-- begin SOURCE MATERIAL --

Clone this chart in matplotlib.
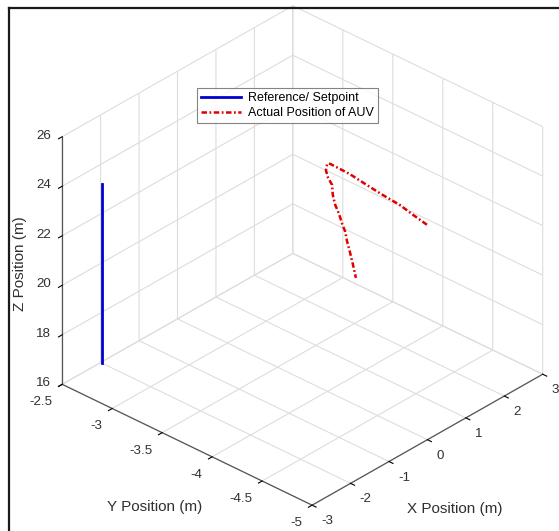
import numpy as np
import matplotlib
matplotlib.use("Agg")
import matplotlib.pyplot as plt
from matplotlib.lines import Line2D
from mpl_toolkits.mplot3d import proj3d

plt.rcParams["font.family"] = ["Liberation Sans", "DejaVu Sans"]
plt.rcParams["grid.color"] = "#dddddd"
plt.rcParams["grid.linewidth"] = 0.8

# Setpoint column
ref_x = [-2.62, -2.62]
ref_y = [-2.75, -2.75]
ref_z = [17.0, 24.25]

# Measured AUV track
auv_x = [0.00, 0.00, 0.00, 0.00, 0.00, 0.00, 0.00, 0.00,
         -0.01, -0.04, 0.01, 0.12, 0.14, 0.20, 0.30, 0.38, 0.46, 0.51, 0.58, 0.66, 0.74]
auv_y = [-4.995, -4.855, -4.725, -4.555, -4.395, -4.225, -4.095, -4.015,
         -4.00, -4.00, -4.00, -4.00, -4.00, -4.00, -4.00, -4.00, -4.00, -4.00, -4.00, -4.00, -4.00]
auv_z = [24.67, 24.80, 24.94, 25.01, 25.10, 25.21, 25.23, 25.24,
         25.18, 24.96, 24.64, 24.23, 23.80, 23.36, 22.91, 22.44, 22.05, 21.61, 21.14, 20.56, 19.93]

x_ticks = [-3, -2, -1, 0, 1, 2, 3]
y_ticks = [-5, -4.5, -4, -3.5, -3, -2.5]
z_ticks = [16, 18, 20, 22, 24, 26]
x_ticklabels = ["-3", "-2", "-1", "0", "1", "2", "3"]
y_ticklabels = ["-5", "-4.5", "-4", "-3.5", "-3", "-2.5"]
z_ticklabels = ["16", "18", "20", "22", "24", "26"]

W, H = 559, 531
TXT = "#303030"
fig = plt.figure(figsize=(W / 100, H / 100), dpi=100)
side = 400
ax = fig.add_axes([(W / 2 - side / 2) / W, (H / 2 - side / 2) / H, side / W, side / H],
                  projection="3d", proj_type="ortho")
ax.view_init(elev=31.6, azim=-137.3)
ax.set_box_aspect((1, 1, 0.855))

ax.plot(ref_x, ref_y, ref_z, color="#0000d0", lw=2.0, label="Reference/ Setpoint")
ax.plot(auv_x, auv_y, auv_z, color="#e00000", lw=1.8, ls=(0, (2.2, 1.0, 0.7, 1.0)),
        label="Actual Position of AUV")

ax.set_xlim(-3, 3)
ax.set_ylim(-5, -2.5)
ax.set_zlim(16, 26)
ax.set_xticks(x_ticks)
ax.set_yticks(y_ticks)
ax.set_zticks(z_ticks)
ax.xaxis.set_ticklabels([])
ax.yaxis.set_ticklabels([])
ax.zaxis.set_ticklabels([])

for axis in (ax.xaxis, ax.yaxis, ax.zaxis):
    axis.set_pane_color((1, 1, 1, 0))
    axis.pane.set_edgecolor("#dddddd")
    axis.line.set_color("#555555")
    axis.line.set_linewidth(0.9)
    axis._axinfo["tick"]["inward_factor"] = 0.2
    axis._axinfo["tick"]["outward_factor"] = 0.0
    axis._axinfo["tick"]["linewidth"] = {True: 0.8, False: 0.5}
    axis._axinfo["tick"]["color"] = "#555555"
ax.set_facecolor("white")
ax.set_xlabel("")
ax.set_ylabel("")
ax.set_zlabel("")


def to_px(x, y, z):
    xs, ys, _ = proj3d.proj_transform(np.atleast_1d(x).astype(float), np.atleast_1d(y).astype(float),
                                      np.atleast_1d(z).astype(float), ax.M)
    return ax.transData.transform(np.column_stack([xs, ys]))


# fit the cube outline into the drawing area
fig.canvas.draw()
corners = np.array([[-3, -2.5, 16], [-3, -5, 16], [3, -5, 16], [-3, -2.5, 26], [3, -5, 26]], float)
corner_px = np.array([[62, H - 383], [312, H - 505], [543, H - 375], [62, H - 134], [543, H - 130]],
                     float)
P = to_px(corners[:, 0], corners[:, 1], corners[:, 2])
Pc, Tc = P.mean(0), corner_px.mean(0)
s = np.sqrt(((corner_px - Tc) ** 2).sum() / ((P - Pc) ** 2).sum())
bb = ax.get_position()
c = np.array([(bb.x0 + bb.width / 2) * W, (bb.y0 + bb.height / 2) * H])
new_c = Tc - s * (Pc - c)
new_side = bb.width * W * s
ax.set_position([(new_c[0] - new_side / 2) / W, (new_c[1] - new_side / 2) / H,
                 new_side / W, new_side / H])
fig.canvas.draw()

# tick labels along the three axis edges
xmin, xmax = ax.get_xlim()
ymin, ymax = ax.get_ylim()
zmin, zmax = ax.get_zlim()
for (px, py), lab in zip(to_px(x_ticks, [ymin] * len(x_ticks), [zmin] * len(x_ticks)), x_ticklabels):
    fig.text((px + 9) / W, (py - 16) / H, lab, ha="left", va="center", fontsize=9.6, color=TXT)
for (px, py), lab in zip(to_px([xmin] * len(y_ticks), y_ticks, [zmin] * len(y_ticks)), y_ticklabels):
    fig.text((px - 10) / W, (py - 18) / H, lab, ha="right", va="center", fontsize=9.6, color=TXT)
for (px, py), lab in zip(to_px([xmin] * len(z_ticks), [ymax] * len(z_ticks), z_ticks), z_ticklabels):
    fig.text((px - 11) / W, (py + 1) / H, lab, ha="right", va="center", fontsize=9.6, color=TXT)

fig.text(455 / W, 1 - 509 / H, "X Position (m)", ha="center", va="center", fontsize=11, color=TXT)
fig.text(155 / W, 1 - 507 / H, "Y Position (m)", ha="center", va="center", fontsize=11, color=TXT)
fig.text(20 / W, 1 - 264 / H, "Z Position (m)", ha="center", va="center", rotation=90,
         fontsize=11, color=TXT)

leg = ax.legend(loc="upper left", bbox_to_anchor=(197 / W, 1 - 88 / H), bbox_transform=fig.transFigure,
                borderaxespad=0, fontsize=9, frameon=True, fancybox=False, handlelength=3.2,
                handletextpad=0.5, labelspacing=0.2, borderpad=0.35)
leg.get_frame().set_edgecolor("#666666")
leg.get_frame().set_linewidth(0.8)

fig.add_artist(Line2D([8.5 / W, 8.5 / W], [0, 1 - 7.5 / H], transform=fig.transFigure,
                      color="#1a1a1a", lw=1.6))
fig.add_artist(Line2D([8.5 / W, 1], [1 - 7.5 / H, 1 - 7.5 / H], transform=fig.transFigure,
                      color="#1a1a1a", lw=1.6))

fig.savefig("out.png", dpi=100, facecolor="white")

-- end SOURCE MATERIAL --

• [DESCRIPTION OF THE TASK]: Restate each line from the start of the listing through the line bearing "ref_z = [17.0, 24.25]" word for word. Drop the pictures.

• [FINISHED EXERCISE]:
Clone this chart in matplotlib.
import numpy as np
import matplotlib
matplotlib.use("Agg")
import matplotlib.pyplot as plt
from matplotlib.lines import Line2D
from mpl_toolkits.mplot3d import proj3d

plt.rcParams["font.family"] = ["Liberation Sans", "DejaVu Sans"]
plt.rcParams["grid.color"] = "#dddddd"
plt.rcParams["grid.linewidth"] = 0.8

# Setpoint column
ref_x = [-2.62, -2.62]
ref_y = [-2.75, -2.75]
ref_z = [17.0, 24.25]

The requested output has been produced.